Any self-respecting person who rides horses will tell you that summer — at least in Oklahoma and Texas — is way too hot and sweaty for courting. And, while winter is personally my favorite season, out here it tends to come with biting winds, ice, and enough layered winter clothing to make snuggling a futile exercise.
Spring, however, well, spring not only arrives with a promise of good things to come, but also provides the ideal temperatures for riding and the perfect conditions (think spring showers) to facilitate romantic interludes.

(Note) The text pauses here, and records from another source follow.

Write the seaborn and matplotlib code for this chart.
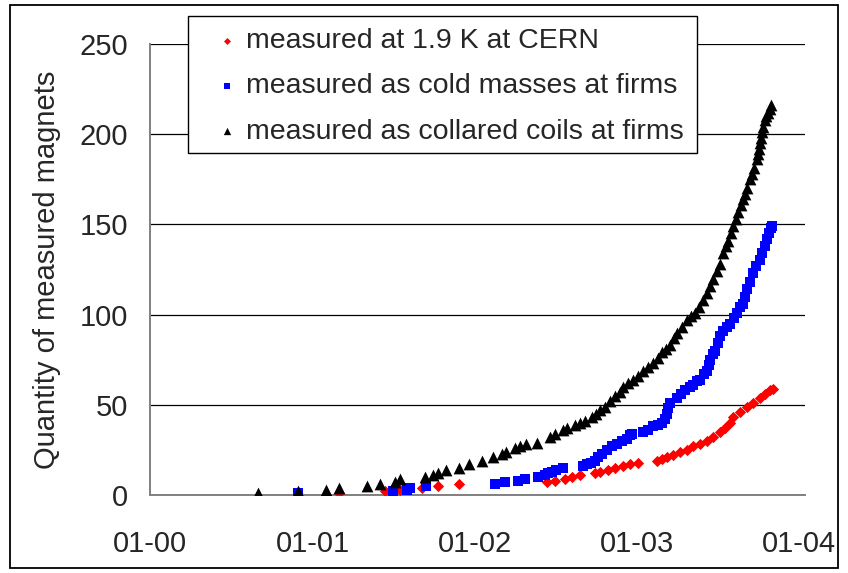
import numpy as np
import pandas as pd
import matplotlib
matplotlib.use("Agg")
import matplotlib.pyplot as plt
import matplotlib.dates as mdates
from matplotlib.patches import Rectangle
import seaborn as sns

# Measurement dates (decimal years) and cumulative number of measured magnets
red_t = [2001.165, 2001.448, 2001.541, 2001.676, 2001.775, 2001.904, 2002.447, 2002.496,
         2002.558, 2002.601, 2002.650, 2002.743, 2002.773, 2002.823, 2002.866, 2002.915,
         2002.958, 2003.008, 2003.125, 2003.156, 2003.186, 2003.223, 2003.267, 2003.310,
         2003.347, 2003.390, 2003.433, 2003.470, 2003.513, 2003.544, 2003.575, 2003.593,
         2003.636, 2003.680, 2003.716, 2003.760, 2003.791, 2003.821, 2003.840]
red_n = [1, 2, 3, 4, 5, 6, 7, 8, 9, 10, 11, 12, 13, 14, 15, 16, 17, 18, 19, 20, 21, 22,
         24, 25, 27, 28, 30, 32, 35, 37, 40, 43, 46, 49, 51, 54, 56, 58, 59]

blue_t = [2000.912, 2001.498, 2001.584, 2001.602, 2001.701, 2002.126, 2002.188, 2002.268,
          2002.311, 2002.391, 2002.435, 2002.453, 2002.478, 2002.502, 2002.545, 2002.669,
          2002.693, 2002.718, 2002.743, 2002.761, 2002.786, 2002.817, 2002.847, 2002.878,
          2002.909, 2002.940, 2002.958, 2002.971, 2003.039, 2003.069, 2003.100, 2003.131,
          2003.156, 2003.174, 2003.186, 2003.193, 2003.205, 2003.248, 2003.273, 2003.297,
          2003.328, 2003.347, 2003.371, 2003.390, 2003.414, 2003.433, 2003.445, 2003.451,
          2003.470, 2003.482, 2003.501, 2003.513, 2003.532, 2003.556, 2003.575, 2003.599,
          2003.618, 2003.636, 2003.655, 2003.667, 2003.680, 2003.698, 2003.716, 2003.735,
          2003.760, 2003.772, 2003.791, 2003.803, 2003.815, 2003.827, 2003.834]
blue_n = [1, 2, 3, 4, 5, 6, 7, 8, 9, 10, 11, 12, 13, 14, 15, 16, 17, 18, 19, 21, 23, 25,
          27, 28, 30, 31, 33, 34, 35, 36, 38, 39, 40, 42, 45, 48, 51, 54, 56, 58, 60, 61,
          63, 64, 67, 69, 72, 75, 78, 80, 84, 88, 91, 93, 95, 98, 101, 104, 106, 110, 114,
          118, 123, 127, 130, 134, 138, 142, 145, 148, 149]

black_t = [2000.666, 2000.912, 2001.085, 2001.165, 2001.337, 2001.418, 2001.510, 2001.541,
           2001.695, 2001.744, 2001.775, 2001.824, 2001.904, 2001.966, 2002.046, 2002.114,
           2002.169, 2002.194, 2002.250, 2002.280, 2002.317, 2002.385, 2002.465, 2002.496,
           2002.545, 2002.570, 2002.619, 2002.650, 2002.681, 2002.724, 2002.749, 2002.773,
           2002.804, 2002.835, 2002.866, 2002.897, 2002.915, 2002.946, 2002.977, 2003.008,
           2003.039, 2003.069, 2003.100, 2003.131, 2003.156, 2003.180, 2003.205, 2003.230,
           2003.248, 2003.279, 2003.310, 2003.334, 2003.359, 2003.384, 2003.408, 2003.433,
           2003.451, 2003.470, 2003.495, 2003.513, 2003.532, 2003.550, 2003.562, 2003.581,
           2003.593, 2003.612, 2003.624, 2003.643, 2003.655, 2003.667, 2003.680, 2003.698,
           2003.710, 2003.723, 2003.741, 2003.747, 2003.753, 2003.760, 2003.766, 2003.772,
           2003.778, 2003.791, 2003.797, 2003.809, 2003.821, 2003.827]
black_n = [1, 2, 3, 4, 5, 6, 7, 9, 10, 11, 12, 14, 15, 17, 19, 21, 23, 24, 26, 27, 28, 29,
           32, 34, 36, 37, 39, 40, 41, 43, 45, 47, 49, 52, 55, 57, 60, 62, 64, 66, 69, 71,
           73, 76, 79, 81, 83, 87, 90, 93, 97, 99, 101, 104, 108, 112, 116, 120, 124, 128,
           134, 138, 141, 145, 149, 153, 157, 161, 164, 167, 170, 175, 178, 181, 186, 189,
           192, 195, 198, 201, 204, 208, 210, 212, 214, 216]

labels = ["measured at 1.9 K at CERN",
          "measured as cold masses at firms",
          "measured as collared coils at firms"]
y_ticks = [0, 50, 100, 150, 200, 250]
x_years = [2000, 2001, 2002, 2003, 2004]


def to_dates(years):
    out = []
    for y in years:
        yr = int(np.floor(y))
        start = pd.Timestamp(yr, 1, 1)
        days = (pd.Timestamp(yr + 1, 1, 1) - start).days
        out.append(start + pd.Timedelta(days=(y - yr) * days))
    return out


sns.set_style("white")
plt.rcParams["font.family"] = ["Liberation Sans", "DejaVu Sans"]
FS = 21
LEG_FS = 20.5

W, H = 848, 573
fig = plt.figure(figsize=(W / 100, H / 100), dpi=100)
ax = fig.add_axes([150 / W, 1 - 495 / H, (805 - 150) / W, (495 - 44) / H])

series = [
    (red_t, red_n, "#ff0000", "D", 33),
    (blue_t, blue_n, "#0000ff", "s", 50),
    (black_t, black_n, "#000000", "^", 72),
]
for (t, n, color, marker, size), lab in zip(series, labels):
    df = pd.DataFrame({"date": to_dates(t), "count": n})
    sns.scatterplot(data=df, x="date", y="count", ax=ax, color=color, marker=marker,
                    s=size, linewidth=0, label=lab, zorder=3)

ax.set_xlim(pd.Timestamp(2000, 1, 1), pd.Timestamp(2004, 1, 14))
ax.set_ylim(0, 250)
ax.set_yticks(y_ticks)
ax.set_xticks([pd.Timestamp(y, 1, 1) for y in x_years])
ax.xaxis.set_major_formatter(mdates.DateFormatter("%m-%y"))

ax.yaxis.grid(True, color="black", linewidth=0.9)
ax.xaxis.grid(False)
ax.set_axisbelow(True)
for side in ["top", "right"]:
    ax.spines[side].set_visible(False)
for side in ["left", "bottom"]:
    ax.spines[side].set_color("#808080")
    ax.spines[side].set_linewidth(1.4)

ax.tick_params(axis="y", length=6, width=1.0, color="#404040", pad=10, labelsize=FS)
ax.tick_params(axis="x", length=6, width=1.0, color="#404040", pad=19, labelsize=FS)

ax.set_xlabel("")
ax.set_ylabel("Quantity of measured magnets", fontsize=FS)
ax.yaxis.label.set_va("center")
ax.yaxis.set_label_coords((47 - 150) / 655, 0.5)

# legend box, then the legend entries drawn inside it
box = Rectangle((188 / W, 1 - 153 / H), (697 - 188) / W, (153 - 16) / H,
                transform=fig.transFigure, facecolor="white", edgecolor="black",
                linewidth=1.0, zorder=4.5, clip_on=False)
ax.add_patch(box)
leg = ax.legend(loc="upper left", bbox_to_anchor=(213 / W, 1 - 28 / H),
                bbox_transform=fig.transFigure, frameon=False, fontsize=LEG_FS,
                markerscale=0.62, handlelength=1.0, handletextpad=0.16,
                labelspacing=0.68, borderpad=0, borderaxespad=0)
leg.set_zorder(5)

# chart area border
fig.patches.append(Rectangle((10 / W, 5 / H), (838 - 10) / W, (568 - 5) / H,
                             transform=fig.transFigure, fill=False,
                             edgecolor="black", linewidth=1.3))

fig.savefig("out.png", dpi=100)
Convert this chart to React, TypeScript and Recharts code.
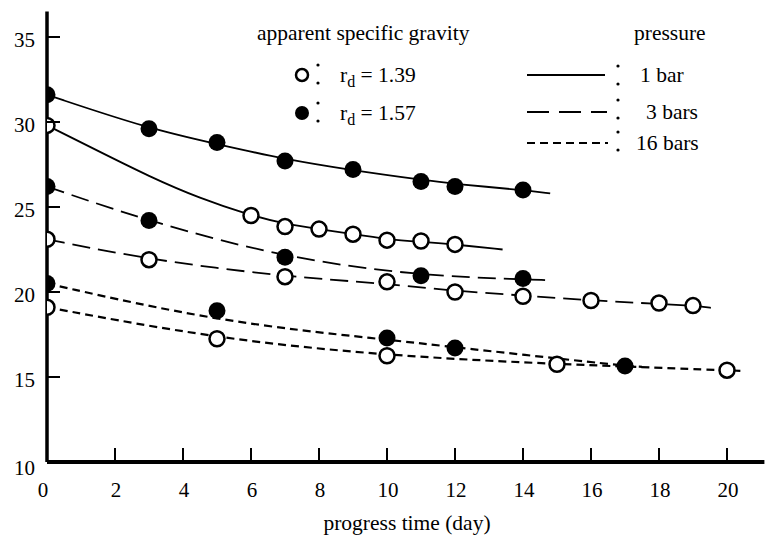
import { ComposedChart, Line, Scatter, XAxis, YAxis } from 'recharts';

// curves (fitted lines) — [day, value]
const curve1barDense: [number, number][] = [[0, 31.6], [3, 29.6], [5, 28.7], [7, 27.8], [9, 27.15], [11, 26.6], [12, 26.35], [14, 26.0], [14.8, 25.8]];
const curve1barLoose: [number, number][] = [[0, 29.8], [1.5, 28.3], [3, 26.8], [4.5, 25.5], [6, 24.5], [7, 24.0], [8, 23.7], [9, 23.4], [10, 23.1], [11, 22.95], [12, 22.8], [13.4, 22.5]];
const curve3barDense: [number, number][] = [[0, 26.2], [3, 24.15], [7, 22.0], [11, 20.95], [14, 20.75], [14.65, 20.7]];
const curve3barLoose: [number, number][] = [[0, 23.1], [3, 21.9], [7, 20.9], [10, 20.5], [12, 20.05], [14, 19.8], [16, 19.5], [18, 19.3], [19, 19.2], [19.6, 19.05]];
const curve16barDense: [number, number][] = [[0, 20.5], [5, 18.25], [10, 17.2], [12, 16.75], [17, 15.65], [17.5, 15.6]];
const curve16barLoose: [number, number][] = [[0, 19.1], [5, 17.25], [10, 16.25], [15, 15.75], [20, 15.4], [20.5, 15.35]];

// measured points
const dots1barDense: [number, number][] = [[0, 31.6], [3, 29.6], [5, 28.8], [7, 27.7], [9, 27.2], [11, 26.5], [12, 26.2], [14, 26.0]];
const dots1barLoose: [number, number][] = [[0, 29.8], [6, 24.5], [7, 23.85], [8, 23.7], [9, 23.4], [10, 23.05], [11, 23.0], [12, 22.8]];
const dots3barDense: [number, number][] = [[0, 26.2], [3, 24.2], [7, 22.05], [11, 20.95], [14, 20.8]];
const dots3barLoose: [number, number][] = [[0, 23.1], [3, 21.9], [7, 20.9], [10, 20.6], [12, 20.0], [14, 19.75], [16, 19.5], [18, 19.35], [19, 19.2]];
const dots16barDense: [number, number][] = [[0, 20.5], [5, 18.9], [10, 17.3], [12, 16.7], [17, 15.65]];
const dots16barLoose: [number, number][] = [[0, 19.1], [5, 17.25], [10, 16.25], [15, 15.75], [20, 15.4]];

const xTicks = [0, 2, 4, 6, 8, 10, 12, 14, 16, 18, 20];
const yTicks = [10, 15, 20, 25, 30, 35];

const FONT = '"Liberation Serif", "Times New Roman", serif';
const toXY = (arr: [number, number][]) => arr.map(([x, y]) => ({ x, y }));

const DASH_3 = '18 8';
const DASH_16 = '8 5';

function OpenDot(p: any) {
  return <circle cx={p.cx} cy={p.cy} r={7.5} fill="#fff" stroke="#000" strokeWidth={2.5} />;
}
function FilledDot(p: any) {
  return <circle cx={p.cx} cy={p.cy} r={8.5} fill="#000" />;
}

function YTick({ x, y, payload }: any) {
  const v = payload.value;
  return (
    <g>
      <text x={x - 12} y={y} dy={v === 10 ? 13 : 10} textAnchor="end" fontSize={21} fontFamily={FONT} fill="#000">{v}</text>
      {v > 10 && <line x1={x} x2={x + 13} y1={y} y2={y} stroke="#000" strokeWidth={2} />}
    </g>
  );
}

function XTick({ x, y, payload }: any) {
  const v = payload.value;
  return (
    <g>
      <text x={x + (v === 0 ? -4 : 1)} y={y + 35} textAnchor="middle" fontSize={21} fontFamily={FONT} fill="#000">{v}</text>
      {v > 0 && <line x1={x} x2={x} y1={y} y2={y - 14} stroke="#000" strokeWidth={2} />}
    </g>
  );
}

function Colon({ x, y }: { x: number; y: number }) {
  return (
    <g>
      <circle cx={x} cy={y} r={1.6} fill="#000" />
      <circle cx={x} cy={y + 18} r={1.6} fill="#000" />
    </g>
  );
}

function LegendOverlay() {
  const t = { fontFamily: FONT, fontSize: 21.5, fill: '#000' } as const;
  return (
    <svg width={766} height={538} style={{ position: 'absolute', left: 0, top: 0, pointerEvents: 'none' }}>
      <text x={257} y={40} {...t}>apparent specific gravity</text>
      <circle cx={302} cy={75} r={6} fill="#fff" stroke="#000" strokeWidth={2.5} />
      <Colon x={318} y={65} />
      <text x={340} y={82} {...t}>r<tspan fontSize={16} dy={5}>d</tspan><tspan dy={-5}> = 1.39</tspan></text>
      <circle cx={302} cy={113} r={7} fill="#000" />
      <Colon x={318} y={103} />
      <text x={340} y={120} {...t}>r<tspan fontSize={16} dy={5}>d</tspan><tspan dy={-5}> = 1.57</tspan></text>

      <text x={634} y={40} {...t}>pressure</text>
      <line x1={527} x2={605} y1={75} y2={75} stroke="#000" strokeWidth={1.8} />
      <Colon x={618} y={66} />
      <text x={640} y={82} {...t}>1 bar</text>
      <line x1={527} x2={607} y1={112} y2={112} stroke="#000" strokeWidth={1.8} strokeDasharray="22 10" />
      <Colon x={618} y={100} />
      <text x={646} y={119} {...t}>3 bars</text>
      <line x1={527} x2={608} y1={143} y2={143} stroke="#000" strokeWidth={2} strokeDasharray={DASH_16} />
      <Colon x={618} y={132} />
      <text x={636} y={150} {...t}>16 bars</text>

      <text x={407} y={530} textAnchor="middle" {...t}>progress time (day)</text>
    </svg>
  );
}

export default function App() {
  const lines: { data: [number, number][]; dash?: string; key: string }[] = [
    { data: curve1barDense, key: 'c1d' },
    { data: curve1barLoose, key: 'c1l' },
    { data: curve3barDense, dash: DASH_3, key: 'c3d' },
    { data: curve3barLoose, dash: DASH_3, key: 'c3l' },
    { data: curve16barDense, dash: DASH_16, key: 'c16d' },
    { data: curve16barLoose, dash: DASH_16, key: 'c16l' },
  ];
  return (
    <div style={{ position: 'absolute', left: 0, top: 0, width: 766, height: 538, background: '#fff' }}>
      <ComposedChart width={766} height={538} margin={{ top: 11.5, right: 1.6, left: 0, bottom: 0 }}>
        <XAxis
          type="number"
          dataKey="x"
          domain={[0, 21.1]}
          ticks={xTicks}
          height={76}
          tickSize={0}
          tickMargin={0}
          tickLine={false}
          tick={XTick}
          axisLine={{ stroke: '#000', strokeWidth: 4 }}
          allowDataOverflow
        />
        <YAxis
          type="number"
          dataKey="y"
          domain={[10, 36.5]}
          ticks={yTicks}
          width={47}
          tickSize={0}
          tickMargin={0}
          tickLine={false}
          tick={YTick}
          axisLine={{ stroke: '#000', strokeWidth: 3.5 }}
          allowDataOverflow
        />
        {lines.map((l) => (
          <Line
            key={l.key}
            data={toXY(l.data)}
            dataKey="y"
            type="basis"
            stroke="#000"
            strokeWidth={l.dash === DASH_16 ? 2.2 : 1.8}
            strokeDasharray={l.dash}
            dot={false}
            activeDot={false}
            isAnimationActive={false}
          />
        ))}
        <Scatter data={toXY(dots1barDense)} shape={FilledDot} isAnimationActive={false} />
        <Scatter data={toXY(dots3barDense)} shape={FilledDot} isAnimationActive={false} />
        <Scatter data={toXY(dots16barDense)} shape={FilledDot} isAnimationActive={false} />
        <Scatter data={toXY(dots1barLoose)} shape={OpenDot} isAnimationActive={false} />
        <Scatter data={toXY(dots3barLoose)} shape={OpenDot} isAnimationActive={false} />
        <Scatter data={toXY(dots16barLoose)} shape={OpenDot} isAnimationActive={false} />
      </ComposedChart>
      <LegendOverlay />
    </div>
  );
}
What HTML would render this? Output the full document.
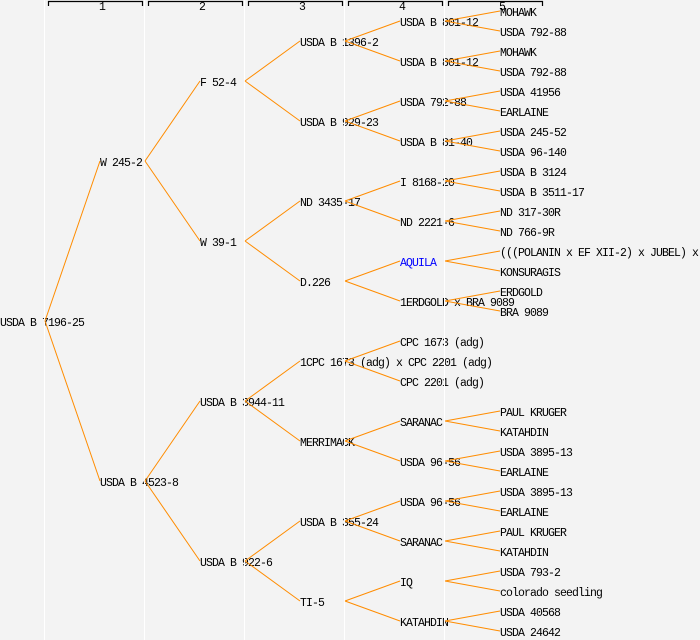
<!DOCTYPE html>
<html><head><meta charset="utf-8"><style>
html,body{margin:0;padding:0;background:#f3f3f3;}
svg{display:block}
text{font-family:"Liberation Mono","DejaVu Sans Mono",monospace;font-size:11.5px;letter-spacing:-0.9px;fill:#000;}
</style></head><body>
<svg width="700" height="640" viewBox="0 0 700 640" xmlns="http://www.w3.org/2000/svg">
<rect width="700" height="640" fill="#f3f3f3"/>
<g fill="none" stroke="#000" stroke-width="1.2">
<path d="M48.5,6V1.5H142.5V6"/><path d="M148.5,6V1.5H242.5V6"/><path d="M248.5,6V1.5H342.5V6"/><path d="M348.5,6V1.5H442.5V6"/><path d="M448.5,6V1.5H542.5V6"/>
</g>
<g style="font-size:8px;letter-spacing:0"><text x="99" y="10">1</text><text x="199" y="10">2</text><text x="299" y="10">3</text><text x="399" y="10">4</text><text x="499" y="10">5</text></g>
<g>
<text x="0" y="326">USDA B 7196-25</text>
<text x="100" y="166">W 245-2</text><text x="100" y="486">USDA B 4523-8</text>
<text x="200" y="86">F 52-4</text><text x="200" y="246">W 39-1</text><text x="200" y="406">USDA B 3944-11</text><text x="200" y="566">USDA B 922-6</text>
<text x="300" y="46">USDA B 1396-2</text><text x="300" y="126">USDA B 929-23</text><text x="300" y="206">ND 3435-17</text><text x="300" y="286">D.226</text><text x="300" y="366">1CPC 1673 (adg) x CPC 2201 (adg)</text><text x="300" y="446">MERRIMACK</text><text x="300" y="526">USDA B 355-24</text><text x="300" y="606">TI-5</text>
<text x="400" y="26">USDA B 801-12</text><text x="400" y="66">USDA B 801-12</text><text x="400" y="106">USDA 792-88</text><text x="400" y="146">USDA B 81-40</text><text x="400" y="186">I 8168-20</text><text x="400" y="226">ND 2221-6</text><text x="400" y="266" style="fill:#0000ff">AQUILA</text><text x="400" y="306">1ERDGOLD x BRA 9089</text><text x="400" y="346">CPC 1673 (adg)</text><text x="400" y="386">CPC 2201 (adg)</text><text x="400" y="426">SARANAC</text><text x="400" y="466">USDA 96-56</text><text x="400" y="506">USDA 96-56</text><text x="400" y="546">SARANAC</text><text x="400" y="586">IQ</text><text x="400" y="626">KATAHDIN</text>
<text x="500" y="16">MOHAWK</text><text x="500" y="36">USDA 792-88</text><text x="500" y="56">MOHAWK</text><text x="500" y="76">USDA 792-88</text><text x="500" y="96">USDA 41956</text><text x="500" y="116">EARLAINE</text><text x="500" y="136">USDA 245-52</text><text x="500" y="156">USDA 96-140</text><text x="500" y="176">USDA B 3124</text><text x="500" y="196">USDA B 3511-17</text><text x="500" y="216">ND 317-30R</text><text x="500" y="236">ND 766-9R</text><text x="500" y="256">(((POLANIN x EF XII-2) x JUBEL) x</text><text x="500" y="276">KONSURAGIS</text><text x="500" y="296">ERDGOLD</text><text x="500" y="316">BRA 9089</text>
<text x="500" y="416">PAUL KRUGER</text><text x="500" y="436">KATAHDIN</text><text x="500" y="456">USDA 3895-13</text><text x="500" y="476">EARLAINE</text><text x="500" y="496">USDA 3895-13</text><text x="500" y="516">EARLAINE</text><text x="500" y="536">PAUL KRUGER</text><text x="500" y="556">KATAHDIN</text><text x="500" y="576">USDA 793-2</text><text x="500" y="596">colorado seedling</text><text x="500" y="616">USDA 40568</text><text x="500" y="636">USDA 24642</text>
</g>
<g stroke="#ffffff" stroke-width="1"><line x1="44.5" y1="0" x2="44.5" y2="640"/><line x1="144.5" y1="0" x2="144.5" y2="640"/><line x1="244.5" y1="0" x2="244.5" y2="640"/><line x1="344.5" y1="0" x2="344.5" y2="640"/><line x1="444.5" y1="0" x2="444.5" y2="640"/></g>
<g fill="none" stroke="#ff8c00" stroke-width="1">
<path d="M45,321L100,161M45,321L100,481"/>
<path d="M145,161L200,81M145,161L200,241M145,481L200,401M145,481L200,561"/>
<path d="M245,81L300,41M245,81L300,121M245,241L300,201M245,241L300,281M245,401L300,361M245,401L300,441M245,561L300,521M245,561L300,601"/>
<path d="M345,41L400,21M345,41L400,61M345,121L400,101M345,121L400,141M345,201L400,181M345,201L400,221M345,281L400,261M345,281L400,301M345,361L400,341M345,361L400,381M345,441L400,421M345,441L400,461M345,521L400,501M345,521L400,541M345,601L400,581M345,601L400,621"/>
<path d="M445,21L500,11M445,21L500,31M445,61L500,51M445,61L500,71M445,101L500,91M445,101L500,111M445,141L500,131M445,141L500,151M445,181L500,171M445,181L500,191M445,221L500,211M445,221L500,231M445,261L500,251M445,261L500,271M445,301L500,291M445,301L500,311M445,421L500,411M445,421L500,431M445,461L500,451M445,461L500,471M445,501L500,491M445,501L500,511M445,541L500,531M445,541L500,551M445,581L500,571M445,581L500,591M445,621L500,611M445,621L500,631"/>
</g>
</svg>
</body></html>
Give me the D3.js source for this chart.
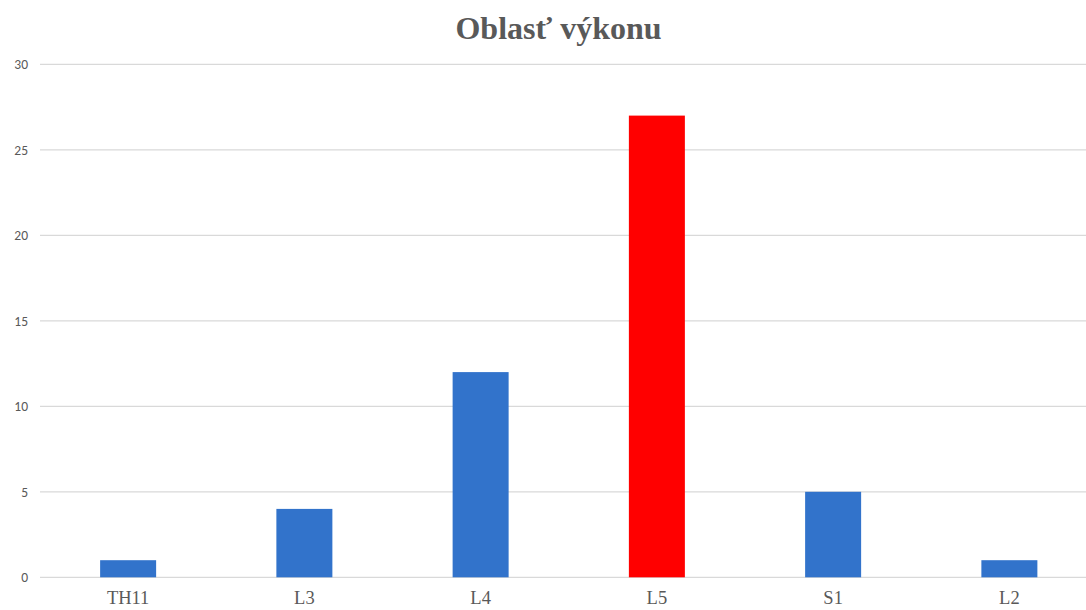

So for me, if it’s spring — it’s time for a good western romance from the likes of #1 New York Times Bestselling Author Linda Lael Miller or New York Times Bestselling Authors Diana Palmer and Catherine Anderson. In fact, if you don’t mind tracking down their older books, you can have your choice of historical or contemporary stories from any of these three novelists. Even better: consider a western throwback like the Queen of Wit Claudia Dain’s Wild Americans Series (I suggest starting with Book 1, A Kiss to Die For).
Can’t get into the cowboy corner? All I can say is not so fast. While I’ll admit to reading every single Zane Grey novel ever written as a child — thanks to my Grandma Devlin’s personal library in Colorado and the public library of my youth, I would like the record to show that I did not even begin to listen to country music or cowboy boots until my late twenties (you can blame K.T. Oslin and my baby sister, Becky, for both). In fact, I was known to turn tail and run at the sound of a bad country twang.
But for some time now . . . on those days when the world gets a little too 50 shades of grey, when men seem to have lost their ability to open a gate to the pasture much less a door, when a man who says what he means and does what he says seems to have gone the way of the dinner date, sometimes a western novel is just the prescription.
The weatherman is predicting rain tonight—you’ll find me in my favorite chair with a copy of Miller’s The Last Chance Café (it just happens to have been a 2002 finalist for the Dorothy Park Award of Excellence).